== DIRECTIONS ==
Write out the listing, please, but only from its first line through the line containing "import * as", exactly as given and without pictures.

# # # # #

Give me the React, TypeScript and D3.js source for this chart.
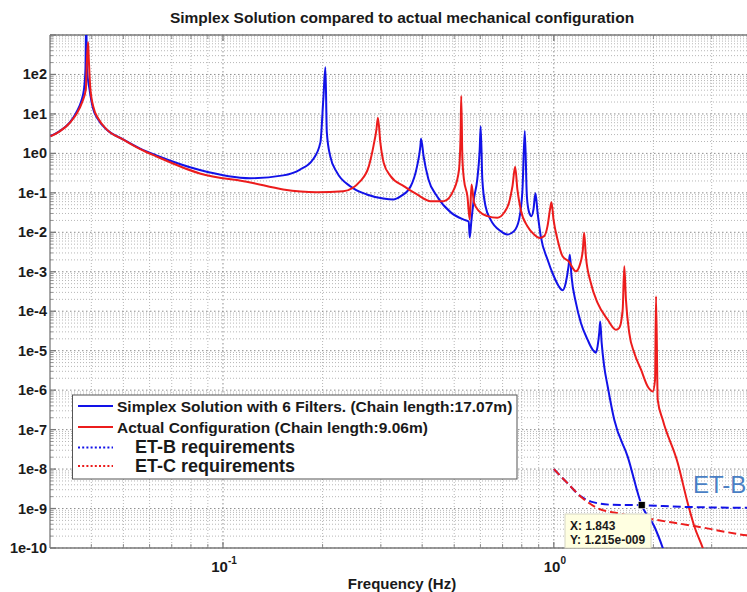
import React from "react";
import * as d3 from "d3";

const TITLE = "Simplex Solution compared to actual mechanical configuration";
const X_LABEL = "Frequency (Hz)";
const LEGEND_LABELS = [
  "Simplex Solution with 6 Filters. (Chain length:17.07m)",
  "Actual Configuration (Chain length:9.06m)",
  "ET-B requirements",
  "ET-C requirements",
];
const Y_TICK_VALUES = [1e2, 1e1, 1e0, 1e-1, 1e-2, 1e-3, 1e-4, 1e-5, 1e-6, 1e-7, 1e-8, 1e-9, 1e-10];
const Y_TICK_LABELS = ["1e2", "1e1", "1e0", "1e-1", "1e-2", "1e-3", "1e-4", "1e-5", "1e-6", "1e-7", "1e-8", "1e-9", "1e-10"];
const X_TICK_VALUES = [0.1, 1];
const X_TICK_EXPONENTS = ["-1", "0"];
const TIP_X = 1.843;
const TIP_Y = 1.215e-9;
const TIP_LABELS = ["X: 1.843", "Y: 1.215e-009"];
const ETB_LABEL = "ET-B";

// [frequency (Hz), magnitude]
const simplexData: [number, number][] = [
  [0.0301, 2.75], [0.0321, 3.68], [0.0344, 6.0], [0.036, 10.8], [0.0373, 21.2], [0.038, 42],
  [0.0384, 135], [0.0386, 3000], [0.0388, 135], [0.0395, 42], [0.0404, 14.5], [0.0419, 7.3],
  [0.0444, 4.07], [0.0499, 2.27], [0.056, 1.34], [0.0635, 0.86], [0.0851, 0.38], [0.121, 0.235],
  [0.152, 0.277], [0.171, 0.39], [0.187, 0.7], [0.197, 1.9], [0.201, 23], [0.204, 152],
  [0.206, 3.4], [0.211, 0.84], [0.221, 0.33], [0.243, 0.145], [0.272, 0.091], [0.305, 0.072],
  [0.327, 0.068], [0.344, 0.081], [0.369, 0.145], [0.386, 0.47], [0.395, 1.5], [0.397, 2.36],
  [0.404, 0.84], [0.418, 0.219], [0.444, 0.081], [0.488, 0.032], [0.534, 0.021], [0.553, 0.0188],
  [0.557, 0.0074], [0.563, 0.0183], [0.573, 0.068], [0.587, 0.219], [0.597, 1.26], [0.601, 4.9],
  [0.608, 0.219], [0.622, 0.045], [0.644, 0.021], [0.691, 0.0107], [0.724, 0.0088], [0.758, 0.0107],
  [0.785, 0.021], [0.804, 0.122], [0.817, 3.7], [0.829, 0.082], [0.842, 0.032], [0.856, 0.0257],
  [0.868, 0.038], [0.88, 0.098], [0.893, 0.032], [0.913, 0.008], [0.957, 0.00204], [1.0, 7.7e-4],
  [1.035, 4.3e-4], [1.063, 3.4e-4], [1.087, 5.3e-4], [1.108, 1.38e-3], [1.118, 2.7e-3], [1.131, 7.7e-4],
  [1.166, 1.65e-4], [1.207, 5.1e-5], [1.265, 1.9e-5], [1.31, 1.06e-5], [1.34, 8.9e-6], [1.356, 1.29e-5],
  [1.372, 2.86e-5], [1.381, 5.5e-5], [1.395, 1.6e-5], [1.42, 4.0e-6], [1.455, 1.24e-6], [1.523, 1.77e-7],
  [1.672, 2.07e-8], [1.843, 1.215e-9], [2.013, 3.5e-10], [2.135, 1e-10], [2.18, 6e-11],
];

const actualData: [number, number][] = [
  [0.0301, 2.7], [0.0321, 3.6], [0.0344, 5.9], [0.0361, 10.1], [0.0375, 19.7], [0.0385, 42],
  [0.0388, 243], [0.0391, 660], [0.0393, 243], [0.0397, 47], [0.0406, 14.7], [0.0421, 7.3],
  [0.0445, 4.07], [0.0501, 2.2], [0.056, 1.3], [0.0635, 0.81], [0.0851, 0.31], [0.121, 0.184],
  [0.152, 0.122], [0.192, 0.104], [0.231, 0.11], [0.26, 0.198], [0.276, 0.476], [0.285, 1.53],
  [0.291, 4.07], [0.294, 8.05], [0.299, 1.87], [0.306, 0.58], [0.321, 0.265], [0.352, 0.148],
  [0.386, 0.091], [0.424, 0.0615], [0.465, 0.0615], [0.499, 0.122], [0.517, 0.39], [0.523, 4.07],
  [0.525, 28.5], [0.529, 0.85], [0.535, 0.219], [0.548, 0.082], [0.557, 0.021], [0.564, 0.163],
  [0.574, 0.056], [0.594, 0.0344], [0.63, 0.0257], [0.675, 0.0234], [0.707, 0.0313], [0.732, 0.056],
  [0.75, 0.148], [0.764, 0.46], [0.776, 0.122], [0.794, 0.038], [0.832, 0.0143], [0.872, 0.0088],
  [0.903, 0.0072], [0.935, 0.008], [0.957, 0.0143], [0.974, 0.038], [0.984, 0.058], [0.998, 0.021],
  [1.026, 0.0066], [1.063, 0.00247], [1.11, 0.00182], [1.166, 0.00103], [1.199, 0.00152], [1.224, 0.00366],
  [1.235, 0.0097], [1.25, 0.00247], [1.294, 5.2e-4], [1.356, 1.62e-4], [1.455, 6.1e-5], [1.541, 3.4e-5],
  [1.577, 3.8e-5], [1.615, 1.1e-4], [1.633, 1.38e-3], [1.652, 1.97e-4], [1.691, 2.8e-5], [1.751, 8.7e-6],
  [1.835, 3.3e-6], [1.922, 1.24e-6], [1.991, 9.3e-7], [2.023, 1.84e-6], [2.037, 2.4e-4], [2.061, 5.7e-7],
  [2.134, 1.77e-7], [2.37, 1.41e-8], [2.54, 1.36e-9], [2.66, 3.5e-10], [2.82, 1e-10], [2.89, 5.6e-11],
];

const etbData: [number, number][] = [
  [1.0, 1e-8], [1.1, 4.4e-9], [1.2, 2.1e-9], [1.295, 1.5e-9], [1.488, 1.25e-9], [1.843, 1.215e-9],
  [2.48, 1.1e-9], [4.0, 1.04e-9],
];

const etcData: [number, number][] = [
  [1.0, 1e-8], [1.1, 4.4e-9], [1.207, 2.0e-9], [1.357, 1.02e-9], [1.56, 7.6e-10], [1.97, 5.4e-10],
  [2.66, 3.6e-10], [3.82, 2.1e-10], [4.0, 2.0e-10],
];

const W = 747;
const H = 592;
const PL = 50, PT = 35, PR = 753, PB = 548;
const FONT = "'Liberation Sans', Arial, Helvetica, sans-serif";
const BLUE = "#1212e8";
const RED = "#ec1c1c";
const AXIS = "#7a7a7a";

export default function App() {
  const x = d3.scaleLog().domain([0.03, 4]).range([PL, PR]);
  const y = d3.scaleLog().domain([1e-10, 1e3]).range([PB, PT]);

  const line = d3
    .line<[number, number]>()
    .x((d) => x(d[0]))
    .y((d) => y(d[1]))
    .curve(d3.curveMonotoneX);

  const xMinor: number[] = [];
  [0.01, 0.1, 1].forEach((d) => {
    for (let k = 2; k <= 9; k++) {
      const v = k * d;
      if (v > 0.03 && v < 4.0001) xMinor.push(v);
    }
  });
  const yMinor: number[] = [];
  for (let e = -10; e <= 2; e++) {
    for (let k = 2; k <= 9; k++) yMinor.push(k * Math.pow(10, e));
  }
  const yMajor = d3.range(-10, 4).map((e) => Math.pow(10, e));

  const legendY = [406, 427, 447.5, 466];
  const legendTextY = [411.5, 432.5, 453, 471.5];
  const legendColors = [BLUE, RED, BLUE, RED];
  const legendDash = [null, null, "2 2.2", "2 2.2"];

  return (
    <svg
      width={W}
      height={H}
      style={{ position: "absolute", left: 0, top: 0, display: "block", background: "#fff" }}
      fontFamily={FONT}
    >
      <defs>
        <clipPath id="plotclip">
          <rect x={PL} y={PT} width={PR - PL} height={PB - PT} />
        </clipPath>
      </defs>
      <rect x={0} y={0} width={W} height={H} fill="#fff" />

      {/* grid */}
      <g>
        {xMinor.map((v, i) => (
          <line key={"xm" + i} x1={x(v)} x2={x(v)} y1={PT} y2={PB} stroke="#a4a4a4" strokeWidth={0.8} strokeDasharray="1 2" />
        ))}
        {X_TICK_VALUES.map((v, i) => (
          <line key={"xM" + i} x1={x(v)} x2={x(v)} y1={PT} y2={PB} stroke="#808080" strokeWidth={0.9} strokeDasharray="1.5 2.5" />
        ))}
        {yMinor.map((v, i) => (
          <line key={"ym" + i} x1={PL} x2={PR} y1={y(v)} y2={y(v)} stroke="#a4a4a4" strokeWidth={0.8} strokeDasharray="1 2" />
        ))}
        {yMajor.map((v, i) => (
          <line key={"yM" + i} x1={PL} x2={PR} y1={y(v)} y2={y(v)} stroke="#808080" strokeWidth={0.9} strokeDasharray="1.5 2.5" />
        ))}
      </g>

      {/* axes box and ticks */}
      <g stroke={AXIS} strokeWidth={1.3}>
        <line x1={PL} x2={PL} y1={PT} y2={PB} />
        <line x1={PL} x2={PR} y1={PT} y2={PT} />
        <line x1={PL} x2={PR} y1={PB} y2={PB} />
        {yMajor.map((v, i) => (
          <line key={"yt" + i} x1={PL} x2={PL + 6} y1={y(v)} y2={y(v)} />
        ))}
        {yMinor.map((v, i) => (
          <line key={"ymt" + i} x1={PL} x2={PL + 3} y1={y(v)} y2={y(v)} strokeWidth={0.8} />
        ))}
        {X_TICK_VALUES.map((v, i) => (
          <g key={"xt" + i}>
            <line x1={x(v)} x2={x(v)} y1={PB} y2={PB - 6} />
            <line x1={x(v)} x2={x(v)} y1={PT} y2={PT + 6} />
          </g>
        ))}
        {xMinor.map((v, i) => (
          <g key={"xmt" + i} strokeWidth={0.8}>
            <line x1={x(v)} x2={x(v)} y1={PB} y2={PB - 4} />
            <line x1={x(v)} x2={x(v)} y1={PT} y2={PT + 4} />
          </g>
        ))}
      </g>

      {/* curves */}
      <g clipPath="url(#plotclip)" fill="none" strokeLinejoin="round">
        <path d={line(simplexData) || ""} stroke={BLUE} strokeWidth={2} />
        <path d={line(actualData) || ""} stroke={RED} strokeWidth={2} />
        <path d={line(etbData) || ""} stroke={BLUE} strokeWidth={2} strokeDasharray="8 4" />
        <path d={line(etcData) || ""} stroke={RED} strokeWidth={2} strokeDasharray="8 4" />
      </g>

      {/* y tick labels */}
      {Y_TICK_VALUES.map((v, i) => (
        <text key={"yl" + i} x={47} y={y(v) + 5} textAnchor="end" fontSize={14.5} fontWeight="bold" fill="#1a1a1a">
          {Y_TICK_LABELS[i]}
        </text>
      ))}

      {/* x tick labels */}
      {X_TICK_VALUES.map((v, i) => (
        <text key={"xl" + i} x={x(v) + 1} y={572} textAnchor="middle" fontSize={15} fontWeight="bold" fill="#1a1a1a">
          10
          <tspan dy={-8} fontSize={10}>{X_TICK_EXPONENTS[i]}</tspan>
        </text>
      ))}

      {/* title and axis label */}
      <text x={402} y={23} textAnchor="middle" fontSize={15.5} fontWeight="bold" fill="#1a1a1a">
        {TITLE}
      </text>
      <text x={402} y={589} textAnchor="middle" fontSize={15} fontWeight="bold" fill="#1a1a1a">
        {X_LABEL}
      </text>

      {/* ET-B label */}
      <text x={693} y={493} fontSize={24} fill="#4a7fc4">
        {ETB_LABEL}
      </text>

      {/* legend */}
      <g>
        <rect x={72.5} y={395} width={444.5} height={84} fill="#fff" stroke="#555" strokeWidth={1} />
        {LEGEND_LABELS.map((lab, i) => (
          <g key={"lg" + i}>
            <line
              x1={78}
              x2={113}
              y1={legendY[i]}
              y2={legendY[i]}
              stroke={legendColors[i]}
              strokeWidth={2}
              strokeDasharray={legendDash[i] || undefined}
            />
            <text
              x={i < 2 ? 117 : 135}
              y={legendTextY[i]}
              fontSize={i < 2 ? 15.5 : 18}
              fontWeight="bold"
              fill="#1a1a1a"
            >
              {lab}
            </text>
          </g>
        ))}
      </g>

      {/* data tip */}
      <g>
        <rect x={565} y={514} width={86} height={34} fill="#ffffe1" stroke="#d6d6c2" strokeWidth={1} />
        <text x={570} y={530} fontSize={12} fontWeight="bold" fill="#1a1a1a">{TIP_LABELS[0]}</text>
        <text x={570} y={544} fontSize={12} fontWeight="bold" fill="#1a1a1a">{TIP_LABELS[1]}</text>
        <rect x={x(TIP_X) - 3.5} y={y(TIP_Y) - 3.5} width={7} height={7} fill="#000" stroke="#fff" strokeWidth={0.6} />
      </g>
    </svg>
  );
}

# # # # #

== WRITTEN ANSWER ==
Give me the React, TypeScript and D3.js source for this chart.
import React from "react";
import * as d3 from "d3";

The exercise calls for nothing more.